START Records for the exercise

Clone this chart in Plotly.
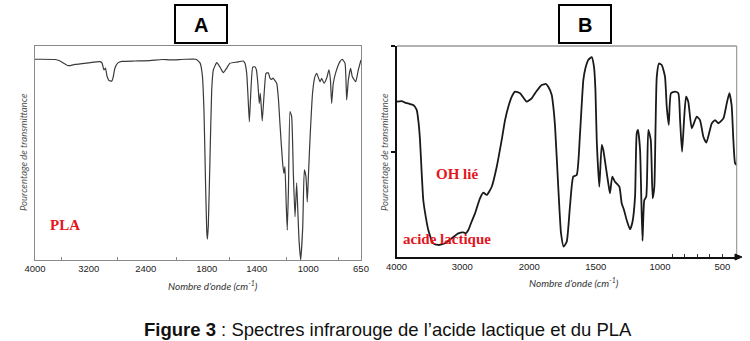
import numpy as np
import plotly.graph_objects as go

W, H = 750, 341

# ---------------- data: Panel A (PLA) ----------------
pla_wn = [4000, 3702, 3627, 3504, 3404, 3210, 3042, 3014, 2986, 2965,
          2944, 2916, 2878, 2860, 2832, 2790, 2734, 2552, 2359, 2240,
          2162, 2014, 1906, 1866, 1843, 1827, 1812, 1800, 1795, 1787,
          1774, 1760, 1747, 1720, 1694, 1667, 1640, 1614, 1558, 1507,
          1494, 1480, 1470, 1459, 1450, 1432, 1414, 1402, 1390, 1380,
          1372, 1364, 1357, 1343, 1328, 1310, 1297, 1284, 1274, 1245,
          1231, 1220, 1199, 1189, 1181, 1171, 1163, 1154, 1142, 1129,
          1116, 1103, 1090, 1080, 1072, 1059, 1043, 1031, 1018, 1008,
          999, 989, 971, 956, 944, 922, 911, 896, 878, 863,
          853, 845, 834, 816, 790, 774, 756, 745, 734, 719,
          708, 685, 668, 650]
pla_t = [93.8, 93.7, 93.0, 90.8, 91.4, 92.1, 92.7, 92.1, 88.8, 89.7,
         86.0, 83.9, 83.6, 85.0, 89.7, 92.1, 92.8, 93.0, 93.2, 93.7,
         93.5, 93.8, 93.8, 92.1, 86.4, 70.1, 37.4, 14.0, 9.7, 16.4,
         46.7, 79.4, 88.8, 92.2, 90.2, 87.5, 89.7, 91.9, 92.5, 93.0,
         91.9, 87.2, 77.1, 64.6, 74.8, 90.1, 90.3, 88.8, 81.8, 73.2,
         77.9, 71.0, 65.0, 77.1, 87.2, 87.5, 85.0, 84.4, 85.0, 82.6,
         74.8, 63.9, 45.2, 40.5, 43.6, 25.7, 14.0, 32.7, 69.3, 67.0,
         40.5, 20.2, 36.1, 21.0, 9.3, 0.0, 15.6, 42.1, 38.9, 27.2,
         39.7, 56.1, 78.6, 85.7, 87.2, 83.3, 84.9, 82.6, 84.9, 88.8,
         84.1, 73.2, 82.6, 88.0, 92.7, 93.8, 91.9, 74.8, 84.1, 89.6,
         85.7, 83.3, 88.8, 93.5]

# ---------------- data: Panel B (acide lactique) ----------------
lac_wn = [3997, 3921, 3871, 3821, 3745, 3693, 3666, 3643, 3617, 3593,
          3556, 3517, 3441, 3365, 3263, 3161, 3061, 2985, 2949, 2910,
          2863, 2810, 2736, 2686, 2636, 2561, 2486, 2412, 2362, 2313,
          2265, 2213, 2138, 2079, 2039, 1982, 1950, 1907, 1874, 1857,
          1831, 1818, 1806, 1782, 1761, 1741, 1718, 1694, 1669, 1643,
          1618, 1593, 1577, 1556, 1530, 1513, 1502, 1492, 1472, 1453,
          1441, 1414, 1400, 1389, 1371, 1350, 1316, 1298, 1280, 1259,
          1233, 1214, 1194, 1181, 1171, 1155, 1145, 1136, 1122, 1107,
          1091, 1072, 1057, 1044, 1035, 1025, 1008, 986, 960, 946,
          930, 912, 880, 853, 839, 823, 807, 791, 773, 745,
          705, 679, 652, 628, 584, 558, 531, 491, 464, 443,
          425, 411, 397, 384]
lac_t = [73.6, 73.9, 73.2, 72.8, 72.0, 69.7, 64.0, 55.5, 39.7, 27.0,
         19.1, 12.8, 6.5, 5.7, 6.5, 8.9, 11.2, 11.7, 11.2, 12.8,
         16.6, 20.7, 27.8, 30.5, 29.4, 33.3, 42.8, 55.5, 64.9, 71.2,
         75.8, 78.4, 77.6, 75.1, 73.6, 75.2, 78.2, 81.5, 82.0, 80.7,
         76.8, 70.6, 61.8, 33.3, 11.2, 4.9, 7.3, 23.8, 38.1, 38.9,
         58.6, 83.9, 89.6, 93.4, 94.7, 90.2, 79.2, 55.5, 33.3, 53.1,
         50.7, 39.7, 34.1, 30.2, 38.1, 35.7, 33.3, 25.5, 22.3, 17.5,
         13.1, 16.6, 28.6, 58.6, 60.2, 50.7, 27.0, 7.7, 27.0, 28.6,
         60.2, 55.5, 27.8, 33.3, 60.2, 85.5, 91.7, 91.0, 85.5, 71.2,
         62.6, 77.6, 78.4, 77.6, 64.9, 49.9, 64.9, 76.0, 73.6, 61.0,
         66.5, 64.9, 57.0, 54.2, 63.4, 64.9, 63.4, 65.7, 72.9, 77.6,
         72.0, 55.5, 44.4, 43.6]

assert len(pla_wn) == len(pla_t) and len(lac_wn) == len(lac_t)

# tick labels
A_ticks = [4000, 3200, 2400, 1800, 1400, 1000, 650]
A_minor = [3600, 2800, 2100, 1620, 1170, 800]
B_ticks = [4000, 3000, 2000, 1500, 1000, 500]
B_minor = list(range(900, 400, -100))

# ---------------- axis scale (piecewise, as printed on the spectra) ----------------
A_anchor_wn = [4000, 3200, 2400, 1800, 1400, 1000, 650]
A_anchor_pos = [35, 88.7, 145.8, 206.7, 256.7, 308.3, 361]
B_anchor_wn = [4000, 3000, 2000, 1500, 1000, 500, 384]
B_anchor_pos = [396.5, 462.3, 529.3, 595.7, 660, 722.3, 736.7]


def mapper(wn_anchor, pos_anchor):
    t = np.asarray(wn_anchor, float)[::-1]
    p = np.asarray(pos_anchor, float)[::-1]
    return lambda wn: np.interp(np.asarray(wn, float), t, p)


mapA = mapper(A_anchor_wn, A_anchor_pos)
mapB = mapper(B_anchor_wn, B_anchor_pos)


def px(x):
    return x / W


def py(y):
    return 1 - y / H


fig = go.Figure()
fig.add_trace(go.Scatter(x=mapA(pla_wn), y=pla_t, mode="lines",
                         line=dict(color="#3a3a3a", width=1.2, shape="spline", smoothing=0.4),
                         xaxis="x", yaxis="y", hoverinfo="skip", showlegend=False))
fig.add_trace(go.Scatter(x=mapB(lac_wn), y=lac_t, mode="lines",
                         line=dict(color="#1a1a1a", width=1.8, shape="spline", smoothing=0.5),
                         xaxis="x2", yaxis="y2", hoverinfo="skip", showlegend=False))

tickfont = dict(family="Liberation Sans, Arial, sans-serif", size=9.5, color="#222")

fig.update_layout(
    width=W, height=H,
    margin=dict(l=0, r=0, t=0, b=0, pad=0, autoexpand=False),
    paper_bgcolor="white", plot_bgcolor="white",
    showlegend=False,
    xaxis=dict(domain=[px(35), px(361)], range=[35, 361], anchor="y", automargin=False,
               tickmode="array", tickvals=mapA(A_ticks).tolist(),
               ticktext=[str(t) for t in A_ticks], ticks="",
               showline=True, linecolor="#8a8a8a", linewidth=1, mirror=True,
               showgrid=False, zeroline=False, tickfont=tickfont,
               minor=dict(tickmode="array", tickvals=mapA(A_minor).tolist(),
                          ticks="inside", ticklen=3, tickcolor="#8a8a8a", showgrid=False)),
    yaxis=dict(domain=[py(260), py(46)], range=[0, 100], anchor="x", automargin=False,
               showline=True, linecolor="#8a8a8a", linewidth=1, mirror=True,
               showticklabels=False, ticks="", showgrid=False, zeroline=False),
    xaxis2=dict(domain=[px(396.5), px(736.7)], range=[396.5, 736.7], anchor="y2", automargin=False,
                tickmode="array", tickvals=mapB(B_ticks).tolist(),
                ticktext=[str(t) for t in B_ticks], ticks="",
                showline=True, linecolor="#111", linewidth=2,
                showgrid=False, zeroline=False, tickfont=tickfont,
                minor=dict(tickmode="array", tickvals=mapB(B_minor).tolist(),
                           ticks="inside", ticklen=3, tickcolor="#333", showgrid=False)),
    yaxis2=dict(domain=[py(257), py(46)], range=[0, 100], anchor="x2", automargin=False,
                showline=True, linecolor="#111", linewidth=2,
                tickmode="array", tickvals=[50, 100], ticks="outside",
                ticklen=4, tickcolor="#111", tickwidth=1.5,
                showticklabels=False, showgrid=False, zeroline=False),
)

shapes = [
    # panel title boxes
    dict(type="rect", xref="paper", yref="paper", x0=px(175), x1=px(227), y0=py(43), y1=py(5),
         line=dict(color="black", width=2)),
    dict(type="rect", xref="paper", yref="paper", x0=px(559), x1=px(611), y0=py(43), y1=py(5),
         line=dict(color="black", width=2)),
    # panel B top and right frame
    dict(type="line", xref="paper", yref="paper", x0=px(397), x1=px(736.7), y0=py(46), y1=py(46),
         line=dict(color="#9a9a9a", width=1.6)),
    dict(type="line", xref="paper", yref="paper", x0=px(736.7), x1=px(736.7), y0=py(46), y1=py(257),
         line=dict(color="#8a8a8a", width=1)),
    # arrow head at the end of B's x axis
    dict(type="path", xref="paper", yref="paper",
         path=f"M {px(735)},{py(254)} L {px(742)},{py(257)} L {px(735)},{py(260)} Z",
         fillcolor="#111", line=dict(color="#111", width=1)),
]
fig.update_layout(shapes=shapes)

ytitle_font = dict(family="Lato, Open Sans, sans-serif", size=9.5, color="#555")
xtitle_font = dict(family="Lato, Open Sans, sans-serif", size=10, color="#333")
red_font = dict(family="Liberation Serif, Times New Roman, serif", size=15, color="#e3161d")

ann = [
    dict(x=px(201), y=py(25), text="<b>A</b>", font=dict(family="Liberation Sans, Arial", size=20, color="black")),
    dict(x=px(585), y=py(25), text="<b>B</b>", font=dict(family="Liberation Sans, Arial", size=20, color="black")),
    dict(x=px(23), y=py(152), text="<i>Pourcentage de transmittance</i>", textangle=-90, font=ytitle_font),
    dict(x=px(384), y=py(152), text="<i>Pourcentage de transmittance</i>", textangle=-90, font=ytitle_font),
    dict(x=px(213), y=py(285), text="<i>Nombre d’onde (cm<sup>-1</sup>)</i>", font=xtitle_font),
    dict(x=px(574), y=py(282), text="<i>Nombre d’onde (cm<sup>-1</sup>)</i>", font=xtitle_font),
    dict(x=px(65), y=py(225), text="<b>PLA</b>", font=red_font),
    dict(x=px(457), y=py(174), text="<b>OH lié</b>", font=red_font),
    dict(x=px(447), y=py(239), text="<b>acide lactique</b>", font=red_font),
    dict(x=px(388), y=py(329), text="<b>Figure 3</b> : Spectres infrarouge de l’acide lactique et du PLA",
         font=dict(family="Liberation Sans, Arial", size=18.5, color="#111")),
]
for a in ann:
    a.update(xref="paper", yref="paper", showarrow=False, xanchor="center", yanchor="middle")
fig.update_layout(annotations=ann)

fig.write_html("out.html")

END Records for the exercise
START Records for the exercise

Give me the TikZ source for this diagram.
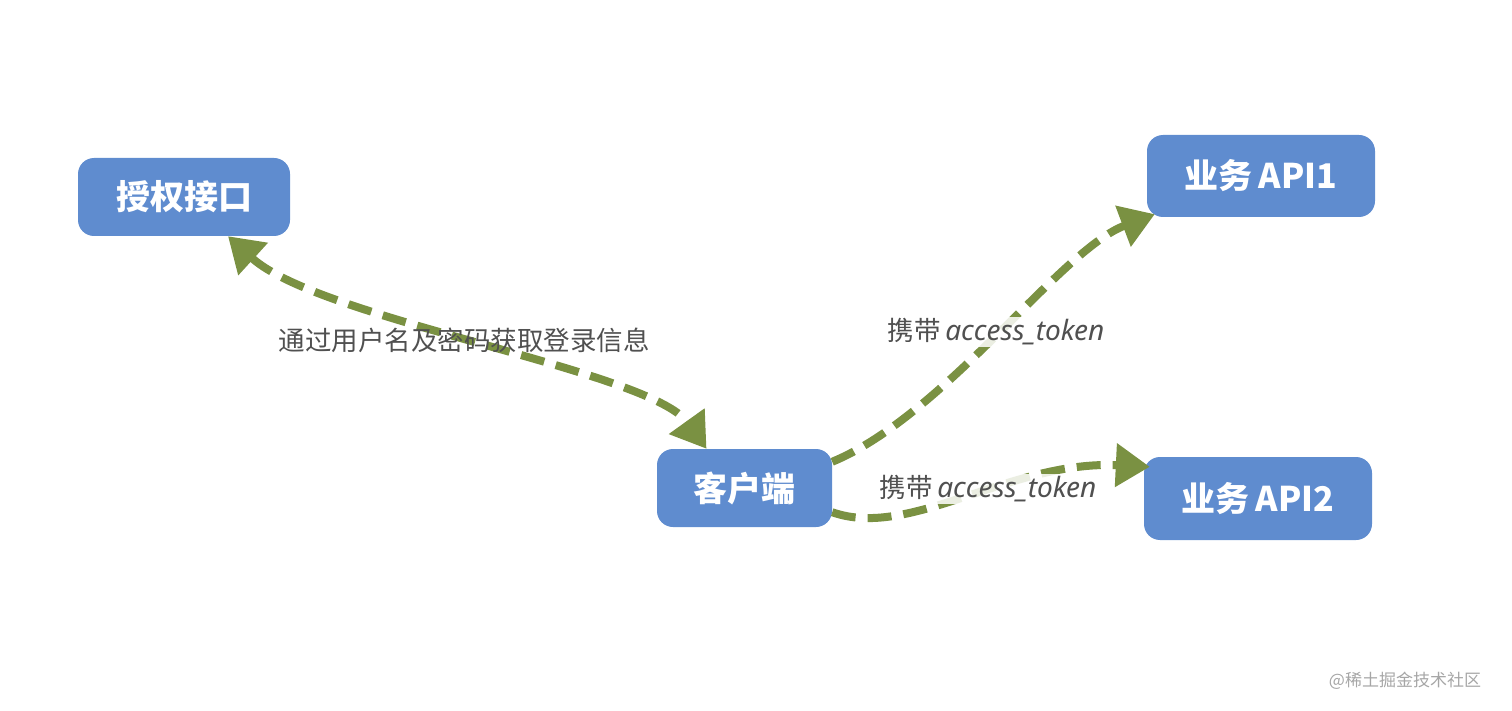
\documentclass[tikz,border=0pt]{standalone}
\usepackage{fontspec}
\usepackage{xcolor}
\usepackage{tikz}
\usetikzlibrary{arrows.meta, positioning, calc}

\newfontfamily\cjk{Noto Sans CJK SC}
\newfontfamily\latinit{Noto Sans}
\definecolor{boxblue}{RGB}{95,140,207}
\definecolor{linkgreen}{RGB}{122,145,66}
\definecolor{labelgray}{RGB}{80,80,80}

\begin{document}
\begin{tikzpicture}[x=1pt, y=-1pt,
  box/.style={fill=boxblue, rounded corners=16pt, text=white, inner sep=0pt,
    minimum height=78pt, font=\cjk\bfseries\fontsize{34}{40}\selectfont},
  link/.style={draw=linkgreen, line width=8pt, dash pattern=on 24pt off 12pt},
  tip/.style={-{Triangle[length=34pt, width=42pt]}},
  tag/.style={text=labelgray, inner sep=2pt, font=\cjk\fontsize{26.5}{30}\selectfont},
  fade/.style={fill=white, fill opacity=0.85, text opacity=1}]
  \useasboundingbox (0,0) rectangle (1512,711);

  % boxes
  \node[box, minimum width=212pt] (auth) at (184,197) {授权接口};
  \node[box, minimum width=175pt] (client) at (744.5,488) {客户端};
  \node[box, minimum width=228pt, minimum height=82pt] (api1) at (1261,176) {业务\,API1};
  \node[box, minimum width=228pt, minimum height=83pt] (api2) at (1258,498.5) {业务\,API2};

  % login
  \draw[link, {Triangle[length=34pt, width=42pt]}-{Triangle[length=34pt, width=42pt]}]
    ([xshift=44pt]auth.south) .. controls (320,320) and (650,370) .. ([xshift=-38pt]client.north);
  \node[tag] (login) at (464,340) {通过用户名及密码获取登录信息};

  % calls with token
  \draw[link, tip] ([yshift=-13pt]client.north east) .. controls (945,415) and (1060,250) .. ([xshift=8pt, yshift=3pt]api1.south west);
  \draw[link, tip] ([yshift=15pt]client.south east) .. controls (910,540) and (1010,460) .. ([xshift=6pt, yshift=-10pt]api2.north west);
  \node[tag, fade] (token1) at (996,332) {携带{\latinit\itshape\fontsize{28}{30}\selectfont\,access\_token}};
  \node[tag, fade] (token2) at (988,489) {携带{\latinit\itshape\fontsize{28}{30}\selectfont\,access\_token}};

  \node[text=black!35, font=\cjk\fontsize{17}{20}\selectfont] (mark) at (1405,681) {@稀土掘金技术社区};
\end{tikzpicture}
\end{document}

END Records for the exercise

**Exercise goal**
Nothing but the lines from the one with "Give me the TikZ source for this diagram." through the one with "(0,0) rectangle (1512,711);" is to be copied, exactly and ends included. Leave pictures out.

**Task answer**
Give me the TikZ source for this diagram.
\documentclass[tikz,border=0pt]{standalone}
\usepackage{fontspec}
\usepackage{xcolor}
\usepackage{tikz}
\usetikzlibrary{arrows.meta, positioning, calc}

\newfontfamily\cjk{Noto Sans CJK SC}
\newfontfamily\latinit{Noto Sans}
\definecolor{boxblue}{RGB}{95,140,207}
\definecolor{linkgreen}{RGB}{122,145,66}
\definecolor{labelgray}{RGB}{80,80,80}

\begin{document}
\begin{tikzpicture}[x=1pt, y=-1pt,
  box/.style={fill=boxblue, rounded corners=16pt, text=white, inner sep=0pt,
    minimum height=78pt, font=\cjk\bfseries\fontsize{34}{40}\selectfont},
  link/.style={draw=linkgreen, line width=8pt, dash pattern=on 24pt off 12pt},
  tip/.style={-{Triangle[length=34pt, width=42pt]}},
  tag/.style={text=labelgray, inner sep=2pt, font=\cjk\fontsize{26.5}{30}\selectfont},
  fade/.style={fill=white, fill opacity=0.85, text opacity=1}]
  \useasboundingbox (0,0) rectangle (1512,711);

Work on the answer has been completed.